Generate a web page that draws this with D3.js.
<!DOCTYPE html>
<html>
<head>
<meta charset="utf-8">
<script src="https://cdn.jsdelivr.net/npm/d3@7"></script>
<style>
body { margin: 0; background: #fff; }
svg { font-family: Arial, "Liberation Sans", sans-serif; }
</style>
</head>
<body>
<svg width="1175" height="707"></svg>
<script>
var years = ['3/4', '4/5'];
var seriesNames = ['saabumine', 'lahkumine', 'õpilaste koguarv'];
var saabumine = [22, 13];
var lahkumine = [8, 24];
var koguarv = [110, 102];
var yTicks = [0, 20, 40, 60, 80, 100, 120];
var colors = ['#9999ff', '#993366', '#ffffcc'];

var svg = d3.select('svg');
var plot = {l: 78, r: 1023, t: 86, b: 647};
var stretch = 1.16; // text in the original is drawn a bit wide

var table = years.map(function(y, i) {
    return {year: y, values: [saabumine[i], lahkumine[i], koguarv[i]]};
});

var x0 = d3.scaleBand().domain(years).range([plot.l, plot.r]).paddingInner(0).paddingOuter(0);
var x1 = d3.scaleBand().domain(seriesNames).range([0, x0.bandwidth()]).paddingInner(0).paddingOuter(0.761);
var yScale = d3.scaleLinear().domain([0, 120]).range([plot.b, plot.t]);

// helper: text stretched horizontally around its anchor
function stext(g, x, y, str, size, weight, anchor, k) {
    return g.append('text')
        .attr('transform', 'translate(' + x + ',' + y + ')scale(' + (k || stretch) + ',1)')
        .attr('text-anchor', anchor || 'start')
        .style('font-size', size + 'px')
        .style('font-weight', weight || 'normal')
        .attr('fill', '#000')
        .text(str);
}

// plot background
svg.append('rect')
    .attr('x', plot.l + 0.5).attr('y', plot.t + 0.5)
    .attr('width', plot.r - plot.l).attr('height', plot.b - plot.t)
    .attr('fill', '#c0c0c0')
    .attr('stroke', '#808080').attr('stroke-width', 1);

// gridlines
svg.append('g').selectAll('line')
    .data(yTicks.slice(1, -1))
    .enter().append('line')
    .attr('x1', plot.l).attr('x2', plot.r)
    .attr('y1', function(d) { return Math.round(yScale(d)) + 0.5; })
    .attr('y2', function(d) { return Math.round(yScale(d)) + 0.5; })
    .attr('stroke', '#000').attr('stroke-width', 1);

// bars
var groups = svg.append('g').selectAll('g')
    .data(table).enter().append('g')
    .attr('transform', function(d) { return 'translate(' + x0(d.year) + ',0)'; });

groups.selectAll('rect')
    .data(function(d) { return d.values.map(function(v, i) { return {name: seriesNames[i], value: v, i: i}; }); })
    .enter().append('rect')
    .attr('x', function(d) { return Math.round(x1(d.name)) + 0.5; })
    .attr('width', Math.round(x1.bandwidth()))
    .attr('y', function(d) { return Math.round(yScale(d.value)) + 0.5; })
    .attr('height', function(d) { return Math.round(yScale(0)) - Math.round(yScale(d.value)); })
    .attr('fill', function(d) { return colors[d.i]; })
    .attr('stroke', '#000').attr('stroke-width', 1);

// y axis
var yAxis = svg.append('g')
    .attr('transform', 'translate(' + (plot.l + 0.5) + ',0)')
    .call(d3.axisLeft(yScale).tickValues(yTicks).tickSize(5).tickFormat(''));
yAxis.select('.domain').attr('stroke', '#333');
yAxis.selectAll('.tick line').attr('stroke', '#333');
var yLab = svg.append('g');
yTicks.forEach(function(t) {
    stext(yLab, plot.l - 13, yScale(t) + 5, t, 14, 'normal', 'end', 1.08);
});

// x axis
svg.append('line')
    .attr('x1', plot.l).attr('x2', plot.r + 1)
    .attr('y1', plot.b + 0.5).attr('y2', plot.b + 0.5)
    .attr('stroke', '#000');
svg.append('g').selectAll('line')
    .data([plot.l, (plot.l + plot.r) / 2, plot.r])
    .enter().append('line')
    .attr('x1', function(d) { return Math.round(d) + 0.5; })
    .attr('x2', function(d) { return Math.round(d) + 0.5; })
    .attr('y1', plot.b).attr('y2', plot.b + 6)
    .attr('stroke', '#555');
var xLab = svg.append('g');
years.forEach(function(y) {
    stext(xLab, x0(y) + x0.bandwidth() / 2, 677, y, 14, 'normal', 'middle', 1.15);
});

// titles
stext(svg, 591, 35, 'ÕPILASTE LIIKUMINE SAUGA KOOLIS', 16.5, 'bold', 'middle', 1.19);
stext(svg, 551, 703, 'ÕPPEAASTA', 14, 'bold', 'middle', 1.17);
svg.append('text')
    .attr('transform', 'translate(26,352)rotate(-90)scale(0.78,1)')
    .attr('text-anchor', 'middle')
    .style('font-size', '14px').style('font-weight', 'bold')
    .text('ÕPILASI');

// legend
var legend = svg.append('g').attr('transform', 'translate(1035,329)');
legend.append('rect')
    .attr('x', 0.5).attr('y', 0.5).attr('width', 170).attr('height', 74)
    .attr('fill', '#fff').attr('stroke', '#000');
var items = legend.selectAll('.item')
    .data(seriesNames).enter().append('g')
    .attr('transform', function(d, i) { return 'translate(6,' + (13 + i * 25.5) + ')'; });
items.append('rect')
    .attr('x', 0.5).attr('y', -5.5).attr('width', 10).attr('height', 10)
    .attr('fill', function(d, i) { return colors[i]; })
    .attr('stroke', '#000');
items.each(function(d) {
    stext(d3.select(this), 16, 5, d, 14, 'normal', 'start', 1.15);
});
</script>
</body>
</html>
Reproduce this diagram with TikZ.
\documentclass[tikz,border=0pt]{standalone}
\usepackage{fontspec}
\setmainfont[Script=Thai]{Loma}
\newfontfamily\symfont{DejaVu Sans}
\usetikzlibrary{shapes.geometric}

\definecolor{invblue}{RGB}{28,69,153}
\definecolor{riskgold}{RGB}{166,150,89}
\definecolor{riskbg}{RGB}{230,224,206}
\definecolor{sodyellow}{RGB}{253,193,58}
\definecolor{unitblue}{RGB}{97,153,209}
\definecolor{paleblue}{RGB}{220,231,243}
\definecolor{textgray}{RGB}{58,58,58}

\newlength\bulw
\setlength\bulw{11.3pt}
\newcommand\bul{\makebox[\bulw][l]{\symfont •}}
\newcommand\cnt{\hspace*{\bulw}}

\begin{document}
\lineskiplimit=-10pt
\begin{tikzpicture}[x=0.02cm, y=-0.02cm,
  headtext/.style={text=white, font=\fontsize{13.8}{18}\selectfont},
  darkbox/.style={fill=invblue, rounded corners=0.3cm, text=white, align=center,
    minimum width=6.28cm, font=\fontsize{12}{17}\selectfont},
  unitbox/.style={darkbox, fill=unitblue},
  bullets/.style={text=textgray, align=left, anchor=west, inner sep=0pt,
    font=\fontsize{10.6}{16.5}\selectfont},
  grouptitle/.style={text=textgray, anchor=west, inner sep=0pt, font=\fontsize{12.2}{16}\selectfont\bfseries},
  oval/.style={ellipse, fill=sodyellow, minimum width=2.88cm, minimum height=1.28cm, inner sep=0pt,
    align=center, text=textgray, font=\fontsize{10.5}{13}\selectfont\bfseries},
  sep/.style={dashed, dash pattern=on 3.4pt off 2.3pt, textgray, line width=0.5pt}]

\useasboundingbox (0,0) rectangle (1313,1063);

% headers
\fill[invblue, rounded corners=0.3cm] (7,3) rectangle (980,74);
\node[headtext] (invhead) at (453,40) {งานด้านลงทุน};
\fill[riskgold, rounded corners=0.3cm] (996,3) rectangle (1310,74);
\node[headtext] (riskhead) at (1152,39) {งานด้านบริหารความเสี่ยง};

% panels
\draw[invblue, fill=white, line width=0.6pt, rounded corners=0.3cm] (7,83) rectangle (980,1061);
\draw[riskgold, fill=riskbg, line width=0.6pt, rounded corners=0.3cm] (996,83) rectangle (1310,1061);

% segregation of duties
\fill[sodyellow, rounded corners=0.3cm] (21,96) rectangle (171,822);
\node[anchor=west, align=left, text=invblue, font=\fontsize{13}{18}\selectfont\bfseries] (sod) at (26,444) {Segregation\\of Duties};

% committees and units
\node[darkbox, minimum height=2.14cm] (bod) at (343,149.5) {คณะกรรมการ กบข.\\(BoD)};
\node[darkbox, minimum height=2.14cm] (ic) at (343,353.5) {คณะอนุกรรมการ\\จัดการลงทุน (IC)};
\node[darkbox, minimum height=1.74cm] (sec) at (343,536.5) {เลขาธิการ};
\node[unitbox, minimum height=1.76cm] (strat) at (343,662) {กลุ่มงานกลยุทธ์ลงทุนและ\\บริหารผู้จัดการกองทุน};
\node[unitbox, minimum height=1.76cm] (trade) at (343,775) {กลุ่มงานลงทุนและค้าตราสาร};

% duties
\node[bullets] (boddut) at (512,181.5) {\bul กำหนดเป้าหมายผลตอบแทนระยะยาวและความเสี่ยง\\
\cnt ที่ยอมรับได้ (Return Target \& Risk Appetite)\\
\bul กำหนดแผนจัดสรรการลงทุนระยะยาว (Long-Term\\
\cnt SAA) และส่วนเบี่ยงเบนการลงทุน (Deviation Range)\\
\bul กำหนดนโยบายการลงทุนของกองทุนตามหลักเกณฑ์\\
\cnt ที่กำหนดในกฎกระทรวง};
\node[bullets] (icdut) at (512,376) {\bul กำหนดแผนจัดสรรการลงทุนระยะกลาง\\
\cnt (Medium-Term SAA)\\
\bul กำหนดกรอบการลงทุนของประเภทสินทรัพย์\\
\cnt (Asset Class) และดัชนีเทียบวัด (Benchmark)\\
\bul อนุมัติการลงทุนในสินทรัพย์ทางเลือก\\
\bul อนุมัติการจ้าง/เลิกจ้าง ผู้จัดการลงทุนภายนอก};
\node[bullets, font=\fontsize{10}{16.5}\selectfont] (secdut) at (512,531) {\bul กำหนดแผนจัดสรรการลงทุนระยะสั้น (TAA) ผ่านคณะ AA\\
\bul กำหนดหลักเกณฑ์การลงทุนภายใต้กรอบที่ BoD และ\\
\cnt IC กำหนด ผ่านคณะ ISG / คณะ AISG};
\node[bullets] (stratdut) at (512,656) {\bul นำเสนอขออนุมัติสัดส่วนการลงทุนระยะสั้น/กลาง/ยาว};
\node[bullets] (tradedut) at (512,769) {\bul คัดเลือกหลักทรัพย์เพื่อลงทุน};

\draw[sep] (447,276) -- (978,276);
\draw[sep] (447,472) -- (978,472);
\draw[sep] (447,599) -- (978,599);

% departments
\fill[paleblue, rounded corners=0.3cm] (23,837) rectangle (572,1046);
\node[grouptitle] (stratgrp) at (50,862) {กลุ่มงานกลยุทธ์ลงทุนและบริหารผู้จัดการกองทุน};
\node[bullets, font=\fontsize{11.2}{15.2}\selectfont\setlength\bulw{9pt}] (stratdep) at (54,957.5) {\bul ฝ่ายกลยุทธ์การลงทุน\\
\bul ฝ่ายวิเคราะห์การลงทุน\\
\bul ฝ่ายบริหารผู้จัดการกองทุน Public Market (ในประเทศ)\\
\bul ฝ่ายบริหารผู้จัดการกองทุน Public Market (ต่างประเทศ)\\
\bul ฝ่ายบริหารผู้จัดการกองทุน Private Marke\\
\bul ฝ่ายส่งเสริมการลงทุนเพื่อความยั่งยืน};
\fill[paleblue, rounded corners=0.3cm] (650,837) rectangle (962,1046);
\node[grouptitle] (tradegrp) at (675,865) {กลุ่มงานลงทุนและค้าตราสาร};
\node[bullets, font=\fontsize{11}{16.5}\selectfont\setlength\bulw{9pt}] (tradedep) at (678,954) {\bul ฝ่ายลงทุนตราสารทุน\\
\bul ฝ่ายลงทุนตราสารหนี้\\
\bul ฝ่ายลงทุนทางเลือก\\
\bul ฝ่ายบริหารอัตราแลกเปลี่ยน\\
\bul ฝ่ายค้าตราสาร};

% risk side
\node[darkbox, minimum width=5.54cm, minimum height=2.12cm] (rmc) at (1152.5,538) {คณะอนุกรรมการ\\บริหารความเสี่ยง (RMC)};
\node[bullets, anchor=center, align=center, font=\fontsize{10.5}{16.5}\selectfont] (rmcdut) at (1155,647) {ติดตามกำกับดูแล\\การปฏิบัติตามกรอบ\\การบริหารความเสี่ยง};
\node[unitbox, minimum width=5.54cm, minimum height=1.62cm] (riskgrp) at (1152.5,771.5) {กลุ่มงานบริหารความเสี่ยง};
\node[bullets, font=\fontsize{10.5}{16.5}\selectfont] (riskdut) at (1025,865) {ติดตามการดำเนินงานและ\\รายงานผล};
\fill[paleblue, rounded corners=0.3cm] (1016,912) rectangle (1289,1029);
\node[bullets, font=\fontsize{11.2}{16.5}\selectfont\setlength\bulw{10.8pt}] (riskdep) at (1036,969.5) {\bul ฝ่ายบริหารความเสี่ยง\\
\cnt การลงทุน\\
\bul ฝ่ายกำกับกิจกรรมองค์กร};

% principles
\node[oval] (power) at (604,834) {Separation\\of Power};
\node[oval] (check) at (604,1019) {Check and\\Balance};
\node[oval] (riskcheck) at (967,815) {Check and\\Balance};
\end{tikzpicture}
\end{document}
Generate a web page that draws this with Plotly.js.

================================

## Task prompt
Your answer should be exactly the lines of the data above, from the first through the line containing "d3.scaleLinear().domain([0, 120]).range([plot.b, plot.t]);".

## Output of the exercise
Generate a web page that draws this with D3.js.
<!DOCTYPE html>
<html>
<head>
<meta charset="utf-8">
<script src="https://cdn.jsdelivr.net/npm/d3@7"></script>
<style>
body { margin: 0; background: #fff; }
svg { font-family: Arial, "Liberation Sans", sans-serif; }
</style>
</head>
<body>
<svg width="1175" height="707"></svg>
<script>
var years = ['3/4', '4/5'];
var seriesNames = ['saabumine', 'lahkumine', 'õpilaste koguarv'];
var saabumine = [22, 13];
var lahkumine = [8, 24];
var koguarv = [110, 102];
var yTicks = [0, 20, 40, 60, 80, 100, 120];
var colors = ['#9999ff', '#993366', '#ffffcc'];

var svg = d3.select('svg');
var plot = {l: 78, r: 1023, t: 86, b: 647};
var stretch = 1.16; // text in the original is drawn a bit wide

var table = years.map(function(y, i) {
    return {year: y, values: [saabumine[i], lahkumine[i], koguarv[i]]};
});

var x0 = d3.scaleBand().domain(years).range([plot.l, plot.r]).paddingInner(0).paddingOuter(0);
var x1 = d3.scaleBand().domain(seriesNames).range([0, x0.bandwidth()]).paddingInner(0).paddingOuter(0.761);
var yScale = d3.scaleLinear().domain([0, 120]).range([plot.b, plot.t]);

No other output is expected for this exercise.